__Set exercise__
Pictures stay out of the copy. Repeat exactly the lines from the first entry below through the line that contains "const shares = [51, 45, 39];", and nothing beyond.

Part of a data file:

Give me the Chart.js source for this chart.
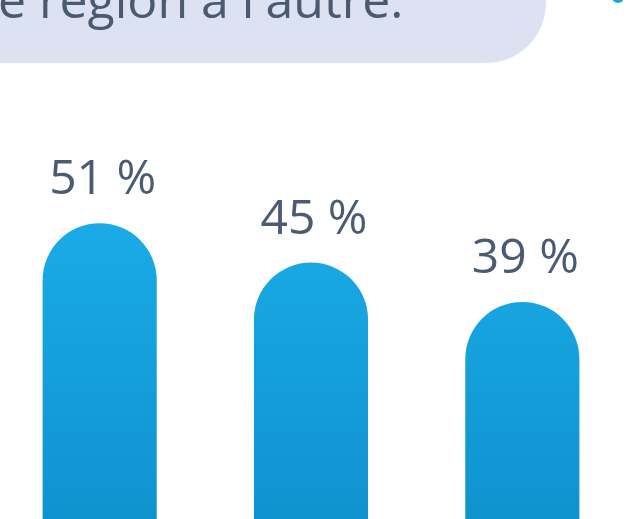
<!DOCTYPE html>
<html>
<head>
<meta charset="utf-8">
<script src="https://cdn.jsdelivr.net/npm/chart.js@4"></script>
<style>
  html, body { margin: 0; padding: 0; background: #fff; }
  body { width: 641px; height: 519px; overflow: hidden; position: relative; font-family: "Open Sans", Lato, sans-serif; }
  #note {
    position: absolute; left: -120px; top: -120px; width: 666px; height: 183px;
    background: #dde2f2; border-radius: 0 0 60px 0;
  }
  #noteText {
    position: absolute; left: -2px; top: 14px; transform: translateY(-80%);
    font-size: 50px; font-weight: 400; color: #4a5a70; line-height: 1; white-space: nowrap;
  }
  #dot { position: absolute; left: 612px; top: -9px; width: 12px; height: 12px; border-radius: 50%; background: #1aa7e0; }
  #wrap { position: absolute; left: -6px; top: 0; width: 634px; height: 560px; }
</style>
</head>
<body>
<div id="note"></div>
<div id="noteText">e région à l'autre.</div>
<div id="dot"></div>
<div id="wrap"><canvas id="myChart" width="634" height="560"></canvas></div>
<script>
const categories = ['A', 'B', 'C'];
const shares = [51, 45, 39];

// value labels drawn above each bar
const valueLabels = {
  id: 'valueLabels',
  afterDatasetsDraw(chart) {
    const ctx = chart.ctx;
    const meta = chart.getDatasetMeta(0);
    ctx.save();
    ctx.font = '500 48px "Open Sans", sans-serif';
    ctx.fillStyle = '#4a5b73';
    ctx.textAlign = 'center';
    ctx.textBaseline = 'alphabetic';
    meta.data.forEach((bar, i) => {
      ctx.fillText(shares[i] + ' %', bar.x + 3, bar.y - 29);
    });
    ctx.restore();
  }
};

const ctx = document.getElementById('myChart').getContext('2d');
const grad = ctx.createLinearGradient(0, 220, 0, 519);
grad.addColorStop(0, '#1aabe6');
grad.addColorStop(1, '#0f93cf');

const myChart = new Chart(ctx, {
  type: 'bar',
  data: {
    labels: categories,
    datasets: [{
      data: shares,
      backgroundColor: grad,
      borderWidth: 0,
      borderRadius: { topLeft: 57, topRight: 57, bottomLeft: 0, bottomRight: 0 },
      borderSkipped: 'bottom',
      barPercentage: 0.54,
      categoryPercentage: 1
    }]
  },
  options: {
    responsive: false,
    animation: false,
    layout: { padding: { top: 0, bottom: 2, left: 0, right: 0 } },
    plugins: { legend: { display: false }, tooltip: { enabled: false } },
    scales: {
      x: { display: false },
      y: { display: false, min: 0, max: 85 }
    }
  },
  plugins: [valueLabels]
});
</script>
</body>
</html>
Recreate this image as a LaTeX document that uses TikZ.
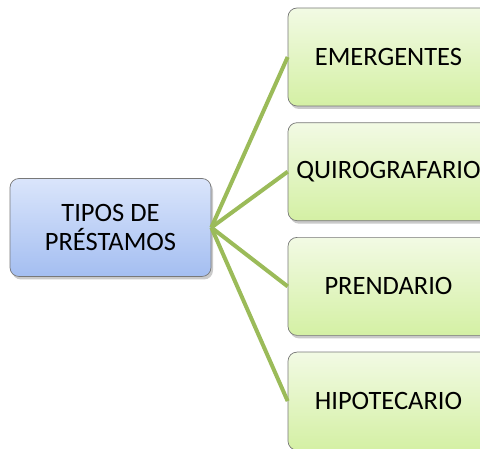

__Response__
Give me the Chart.js source for this chart.
<!DOCTYPE html>
<html>
<head>
<meta charset="utf-8">
<script src="https://cdn.jsdelivr.net/npm/chart.js@4"></script>
<style>
  html, body { margin: 0; padding: 0; background: #fff; }
  body { width: 641px; height: 519px; overflow: hidden; position: relative; font-family: "Open Sans", Lato, sans-serif; }
  #note {
    position: absolute; left: -120px; top: -120px; width: 666px; height: 183px;
    background: #dde2f2; border-radius: 0 0 60px 0;
  }
  #noteText {
    position: absolute; left: -2px; top: 14px; transform: translateY(-80%);
    font-size: 50px; font-weight: 400; color: #4a5a70; line-height: 1; white-space: nowrap;
  }
  #dot { position: absolute; left: 612px; top: -9px; width: 12px; height: 12px; border-radius: 50%; background: #1aa7e0; }
  #wrap { position: absolute; left: -6px; top: 0; width: 634px; height: 560px; }
</style>
</head>
<body>
<div id="note"></div>
<div id="noteText">e région à l'autre.</div>
<div id="dot"></div>
<div id="wrap"><canvas id="myChart" width="634" height="560"></canvas></div>
<script>
const categories = ['A', 'B', 'C'];
const shares = [51, 45, 39];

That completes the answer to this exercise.